Written problem =>
Copy out the data exactly, leaving the pictures behind.

+++++

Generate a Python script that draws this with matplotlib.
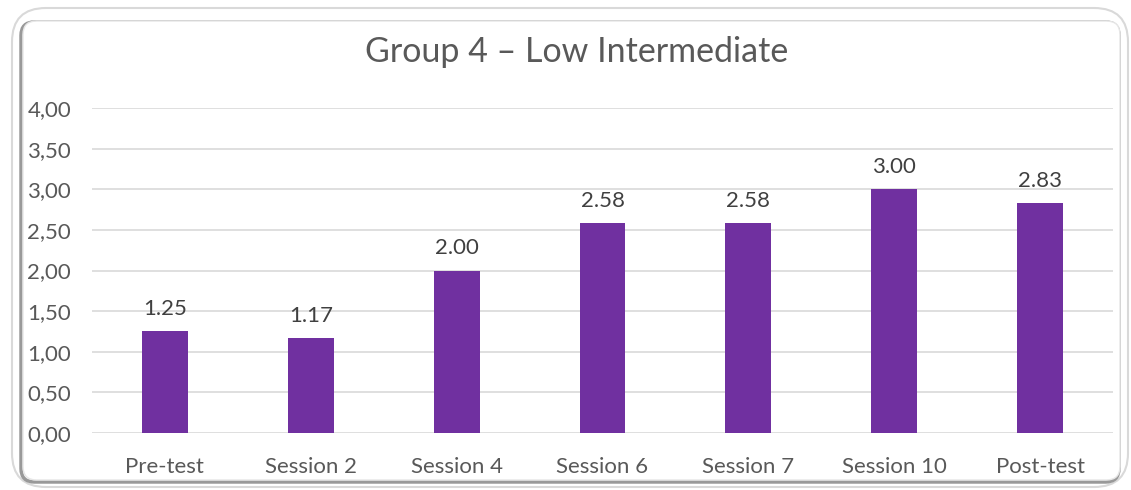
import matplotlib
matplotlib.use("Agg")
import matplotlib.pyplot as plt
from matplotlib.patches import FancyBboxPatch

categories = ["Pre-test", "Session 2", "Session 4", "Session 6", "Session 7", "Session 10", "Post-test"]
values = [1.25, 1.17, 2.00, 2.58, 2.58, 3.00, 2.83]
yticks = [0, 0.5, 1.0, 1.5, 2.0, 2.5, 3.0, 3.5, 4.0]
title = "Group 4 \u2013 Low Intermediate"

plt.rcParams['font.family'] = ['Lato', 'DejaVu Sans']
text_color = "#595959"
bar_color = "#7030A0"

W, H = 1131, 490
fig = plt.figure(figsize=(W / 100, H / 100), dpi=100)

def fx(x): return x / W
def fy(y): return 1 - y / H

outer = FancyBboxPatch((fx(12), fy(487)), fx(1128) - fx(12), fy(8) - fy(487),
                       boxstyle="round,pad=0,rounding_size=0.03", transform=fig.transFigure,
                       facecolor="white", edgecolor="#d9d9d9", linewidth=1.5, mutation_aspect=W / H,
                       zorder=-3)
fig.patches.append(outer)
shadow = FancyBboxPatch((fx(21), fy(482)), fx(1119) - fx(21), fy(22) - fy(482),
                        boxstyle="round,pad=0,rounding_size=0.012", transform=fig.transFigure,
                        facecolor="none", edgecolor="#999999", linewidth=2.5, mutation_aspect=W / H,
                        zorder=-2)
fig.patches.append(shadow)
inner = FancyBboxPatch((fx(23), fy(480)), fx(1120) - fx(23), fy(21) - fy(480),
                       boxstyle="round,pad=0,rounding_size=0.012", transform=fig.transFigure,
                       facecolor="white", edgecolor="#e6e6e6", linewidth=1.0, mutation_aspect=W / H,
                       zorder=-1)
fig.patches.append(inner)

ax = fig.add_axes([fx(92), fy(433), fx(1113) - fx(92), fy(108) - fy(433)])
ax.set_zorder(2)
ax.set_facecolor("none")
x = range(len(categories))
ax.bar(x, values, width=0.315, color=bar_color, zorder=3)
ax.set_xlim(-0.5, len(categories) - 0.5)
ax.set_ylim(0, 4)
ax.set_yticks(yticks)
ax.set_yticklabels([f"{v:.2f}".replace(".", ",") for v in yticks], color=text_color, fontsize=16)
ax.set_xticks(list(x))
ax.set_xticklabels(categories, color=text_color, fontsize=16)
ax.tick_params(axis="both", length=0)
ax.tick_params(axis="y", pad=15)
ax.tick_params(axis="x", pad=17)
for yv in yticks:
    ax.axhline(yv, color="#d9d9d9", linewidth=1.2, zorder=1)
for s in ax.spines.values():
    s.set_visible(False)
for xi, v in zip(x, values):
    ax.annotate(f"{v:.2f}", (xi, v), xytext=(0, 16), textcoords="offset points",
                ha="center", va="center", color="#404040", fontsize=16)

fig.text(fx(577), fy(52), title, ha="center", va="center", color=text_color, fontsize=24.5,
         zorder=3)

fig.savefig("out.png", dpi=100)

+++++

Task result =>
Generate a Python script that draws this with matplotlib.
import matplotlib
matplotlib.use("Agg")
import matplotlib.pyplot as plt
from matplotlib.patches import FancyBboxPatch

categories = ["Pre-test", "Session 2", "Session 4", "Session 6", "Session 7", "Session 10", "Post-test"]
values = [1.25, 1.17, 2.00, 2.58, 2.58, 3.00, 2.83]
yticks = [0, 0.5, 1.0, 1.5, 2.0, 2.5, 3.0, 3.5, 4.0]
title = "Group 4 \u2013 Low Intermediate"

plt.rcParams['font.family'] = ['Lato', 'DejaVu Sans']
text_color = "#595959"
bar_color = "#7030A0"

W, H = 1131, 490
fig = plt.figure(figsize=(W / 100, H / 100), dpi=100)

def fx(x): return x / W
def fy(y): return 1 - y / H

outer = FancyBboxPatch((fx(12), fy(487)), fx(1128) - fx(12), fy(8) - fy(487),
                       boxstyle="round,pad=0,rounding_size=0.03", transform=fig.transFigure,
                       facecolor="white", edgecolor="#d9d9d9", linewidth=1.5, mutation_aspect=W / H,
                       zorder=-3)
fig.patches.append(outer)
shadow = FancyBboxPatch((fx(21), fy(482)), fx(1119) - fx(21), fy(22) - fy(482),
                        boxstyle="round,pad=0,rounding_size=0.012", transform=fig.transFigure,
                        facecolor="none", edgecolor="#999999", linewidth=2.5, mutation_aspect=W / H,
                        zorder=-2)
fig.patches.append(shadow)
inner = FancyBboxPatch((fx(23), fy(480)), fx(1120) - fx(23), fy(21) - fy(480),
                       boxstyle="round,pad=0,rounding_size=0.012", transform=fig.transFigure,
                       facecolor="white", edgecolor="#e6e6e6", linewidth=1.0, mutation_aspect=W / H,
                       zorder=-1)
fig.patches.append(inner)

ax = fig.add_axes([fx(92), fy(433), fx(1113) - fx(92), fy(108) - fy(433)])
ax.set_zorder(2)
ax.set_facecolor("none")
x = range(len(categories))
ax.bar(x, values, width=0.315, color=bar_color, zorder=3)
ax.set_xlim(-0.5, len(categories) - 0.5)
ax.set_ylim(0, 4)
ax.set_yticks(yticks)
ax.set_yticklabels([f"{v:.2f}".replace(".", ",") for v in yticks], color=text_color, fontsize=16)
ax.set_xticks(list(x))
ax.set_xticklabels(categories, color=text_color, fontsize=16)
ax.tick_params(axis="both", length=0)
ax.tick_params(axis="y", pad=15)
ax.tick_params(axis="x", pad=17)
for yv in yticks:
    ax.axhline(yv, color="#d9d9d9", linewidth=1.2, zorder=1)
for s in ax.spines.values():
    s.set_visible(False)
for xi, v in zip(x, values):
    ax.annotate(f"{v:.2f}", (xi, v), xytext=(0, 16), textcoords="offset points",
                ha="center", va="center", color="#404040", fontsize=16)

fig.text(fx(577), fy(52), title, ha="center", va="center", color=text_color, fontsize=24.5,
         zorder=3)

fig.savefig("out.png", dpi=100)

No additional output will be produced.